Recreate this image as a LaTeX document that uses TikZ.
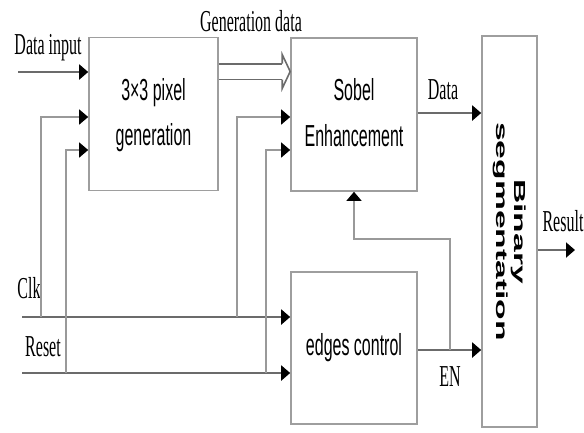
\documentclass[tikz,border=0pt]{standalone}
\usepackage{fontspec}
\setmainfont{Liberation Serif}
\setsansfont{Liberation Sans}
\usepackage{tikz}
\usetikzlibrary{arrows.meta, positioning, calc}
\newcommand{\tall}[1]{\scalebox{1}[1.9]{#1}}
\definecolor{wiregray}{gray}{0.42}
\definecolor{boxgray}{gray}{0.62}
\definecolor{tapgray}{gray}{0.6}

\begin{document}
\begin{tikzpicture}[x=1pt, y=-1pt]
    % Define styles
    \tikzstyle{block} = [rectangle, draw=boxgray, line width=1.6pt, inner sep=0pt, align=center, font=\sffamily\fontsize{16}{24}\selectfont]
    \tikzstyle{lbl} = [inner sep=0pt, font=\fontsize{16}{18}\selectfont]
    \tikzstyle{wire} = [draw=wiregray, line width=2pt, -{Triangle[length=9pt, width=15pt, color=black]}]
    \tikzstyle{tap} = [draw=tapgray, line width=1.2pt, -{Triangle[length=9pt, width=15pt, color=black]}]
    \tikzstyle{gendata} = [draw=wiregray, line width=1.8pt, double=white, double distance=14pt]
    \tikzstyle{genhd} = [draw=wiregray, line width=1.6pt, line join=miter]

    \useasboundingbox (0,0) rectangle (584,432);

    % Blocks
    \node[block, minimum width=129pt, minimum height=153pt] (pixgen) at (153.5,114) {\tall{\begin{tabular}{@{}c@{}}3×3 pixel\\generation\end{tabular}}};
    \node[block, minimum width=126pt, minimum height=153pt] (sobel) at (354,114.5) {\tall{\begin{tabular}{@{}c@{}}Sobel\\Enhancement\end{tabular}}};
    \node[block, minimum width=126pt, minimum height=152pt] (edgectl) at (354,348) {\tall{edges control}};
    \node[block, rotate=-90, minimum width=391pt, minimum height=55pt, font=\sffamily\bfseries\fontsize{16}{18}\selectfont] (binseg) at (509.5,231.5) {\scalebox{2.1}[1]{\begin{tabular}{@{}c@{}}Binary\\segmentation\end{tabular}}};

    % Inputs
    \coordinate (datain) at (18,72);
    \coordinate (clkin) at (22,317);
    \coordinate (rstin) at (22,373);
    \coordinate (tapA) at (41,117);
    \coordinate (tapB) at (66,150);
    \coordinate (tapC) at (237,117);
    \coordinate (tapD) at (266,150);
    \coordinate (fb) at (450,350);
    \coordinate (resout) at (575,250);
    \coordinate (genhead) at (sobel.west |- 0,71.5);

    % Labels
    \node[lbl] (lblin) at (48,48) {\tall{Data input}};
    \node[lbl] (lblgen) at (251,21) {\tall{Generation data}};
    \node[lbl] (lbldata) at (443,90) {\tall{Data}};
    \node[lbl] (lblclk) at (29,288) {\tall{Clk}};
    \node[lbl] (lblrst) at (43,347) {\tall{Reset}};
    \node[lbl] (lblen) at (450,377) {\tall{EN}};
    \node[lbl] (lblres) at (563,221) {\tall{Result}};

    % Arrows
    \draw[wire] (datain) -- (datain -| pixgen.west);
    \draw[wire] (clkin) -- (clkin -| edgectl.west);
    \draw[wire] (rstin) -- (rstin -| edgectl.west);
    \draw[tap] (tapA |- clkin) -- (tapA) -- (tapA -| pixgen.west);
    \draw[tap] (tapB |- rstin) -- (tapB) -- (tapB -| pixgen.west);
    \draw[tap] (tapC |- clkin) -- (tapC) -- (tapC -| sobel.west);
    \draw[tap] (tapD |- rstin) -- (tapD) -- (tapD -| sobel.west);
    \draw[gendata] (pixgen.east |- genhead) -- ([xshift=-8pt]genhead);
    \draw[genhd] ([shift={(-8pt,8pt)}]genhead) -- ++(0pt,9pt) -- (genhead) -- ++(-8pt,-17pt) -- ++(0pt,9pt);
    \draw[wire] (sobel.east |- 0,113) -- (binseg.south |- 0,113);
    \draw[wire] (edgectl.east |- fb) -- (binseg.south |- fb);
    \draw[tap] (fb) |- (sobel.south |- 0,239) -- (sobel.south);
    \draw[wire] (binseg.north |- resout) -- (resout);

\end{tikzpicture}
\end{document}
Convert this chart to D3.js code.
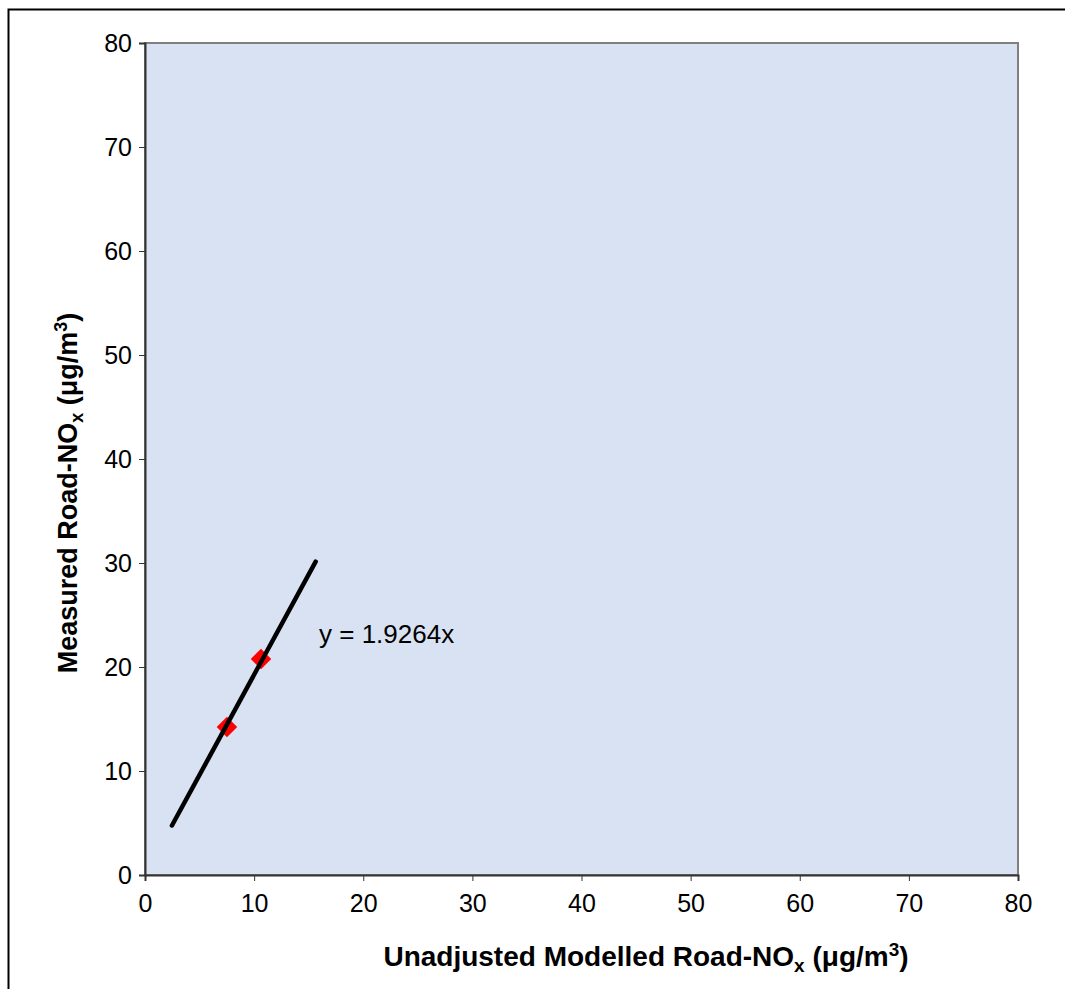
<!DOCTYPE html>
<meta charset="utf-8">
<head>
  <script src="https://d3js.org/d3.v7.min.js"></script>
  <style>
    body { margin: 0; background: #fff; }
    text { font-family: Arial, "Liberation Sans", sans-serif; fill: #000; }
  </style>
</head>
<body>
<div id="my_dataviz"></div>
<script>
// data
var xTicks = [0, 10, 20, 30, 40, 50, 60, 70, 80];
var yTicks = [0, 10, 20, 30, 40, 50, 60, 70, 80];
var measX = [7.51, 10.63];
var measY = [14.23, 20.77];
var slope = 1.9264;
var trendX = [2.47, 15.64];

var margin = {top: 43, left: 145},
    width = 873,
    height = 832;

var svg = d3.select("#my_dataviz")
  .append("svg")
    .attr("width", 1065)
    .attr("height", 989);

// outer chart border
svg.append("rect")
  .attr("x", 8.5).attr("y", 9.5)
  .attr("width", 1070).attr("height", 1000)
  .attr("fill", "none").attr("stroke", "#000").attr("stroke-width", 2);

var g = svg.append("g")
  .attr("transform", "translate(" + margin.left + "," + margin.top + ")");

var x = d3.scaleLinear().domain([0, 80]).range([0, width]);
var y = d3.scaleLinear().domain([0, 80]).range([height, 0]);

// plot area
g.append("rect")
  .attr("width", width).attr("height", height)
  .attr("fill", "#d9e2f3")
  .attr("stroke", "#808080").attr("stroke-width", 2);

// axes
var xAxis = g.append("g")
  .attr("transform", "translate(0," + height + ")")
  .call(d3.axisBottom(x).tickValues(xTicks).tickSize(6).tickPadding(13));
var yAxis = g.append("g")
  .call(d3.axisLeft(y).tickValues(yTicks).tickSize(6).tickPadding(7));

[xAxis, yAxis].forEach(function(a) {
  a.select(".domain").attr("stroke", "#333").attr("stroke-width", 2);
  a.selectAll(".tick line").attr("stroke", "#333");
  a.selectAll("text").style("font-size", "25px").attr("fill", "#000");
});

// points
g.selectAll("path.pt")
  .data(measX)
  .enter()
  .append("path")
  .attr("class", "pt")
  .attr("d", d3.symbol().type(d3.symbolSquare).size(210))
  .attr("transform", function(d, i) {
    return "translate(" + x(d) + "," + y(measY[i]) + ") rotate(45)";
  })
  .attr("fill", "#ff0000");

// trendline, drawn over the markers
g.append("line")
  .attr("x1", x(trendX[0])).attr("y1", y(trendX[0] * slope))
  .attr("x2", x(trendX[1])).attr("y2", y(trendX[1] * slope))
  .attr("stroke", "#000").attr("stroke-width", 4.5)
  .attr("stroke-linecap", "round");

// equation label
g.append("text")
  .attr("x", 174).attr("y", 600)
  .style("font-size", "26px")
  .text("y = " + slope + "x");

// axis titles
var xt = svg.append("text")
  .attr("x", 646).attr("y", 966)
  .attr("text-anchor", "middle")
  .style("font-size", "28px").style("font-weight", "bold");
xt.append("tspan").text("Unadjusted Modelled Road-NO");
xt.append("tspan").attr("dy", 6).style("font-size", "19px").text("x");
xt.append("tspan").attr("dy", -6).text(" (\u03bcg/m");
xt.append("tspan").attr("dy", -10).style("font-size", "19px").text("3");
xt.append("tspan").attr("dy", 10).text(")");

var yt = svg.append("text")
  .attr("transform", "translate(77,493) rotate(-90)")
  .attr("text-anchor", "middle")
  .style("font-size", "27px").style("font-weight", "bold");
yt.append("tspan").text("Measured Road-NO");
yt.append("tspan").attr("dy", 6).style("font-size", "18px").text("x");
yt.append("tspan").attr("dy", -6).text(" (\u03bcg/m");
yt.append("tspan").attr("dy", -10).style("font-size", "18px").text("3");
yt.append("tspan").attr("dy", 10).text(")");
</script>
</body>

____________________

**YOUR GOAL:**
Omitting all pictures, restate exactly the lines of the material from its start through the line that contains "(0,0) rectangle (584,432);".

**TASK SOLUTION:**
Recreate this image as a LaTeX document that uses TikZ.
\documentclass[tikz,border=0pt]{standalone}
\usepackage{fontspec}
\setmainfont{Liberation Serif}
\setsansfont{Liberation Sans}
\usepackage{tikz}
\usetikzlibrary{arrows.meta, positioning, calc}
\newcommand{\tall}[1]{\scalebox{1}[1.9]{#1}}
\definecolor{wiregray}{gray}{0.42}
\definecolor{boxgray}{gray}{0.62}
\definecolor{tapgray}{gray}{0.6}

\begin{document}
\begin{tikzpicture}[x=1pt, y=-1pt]
    % Define styles
    \tikzstyle{block} = [rectangle, draw=boxgray, line width=1.6pt, inner sep=0pt, align=center, font=\sffamily\fontsize{16}{24}\selectfont]
    \tikzstyle{lbl} = [inner sep=0pt, font=\fontsize{16}{18}\selectfont]
    \tikzstyle{wire} = [draw=wiregray, line width=2pt, -{Triangle[length=9pt, width=15pt, color=black]}]
    \tikzstyle{tap} = [draw=tapgray, line width=1.2pt, -{Triangle[length=9pt, width=15pt, color=black]}]
    \tikzstyle{gendata} = [draw=wiregray, line width=1.8pt, double=white, double distance=14pt]
    \tikzstyle{genhd} = [draw=wiregray, line width=1.6pt, line join=miter]

    \useasboundingbox (0,0) rectangle (584,432);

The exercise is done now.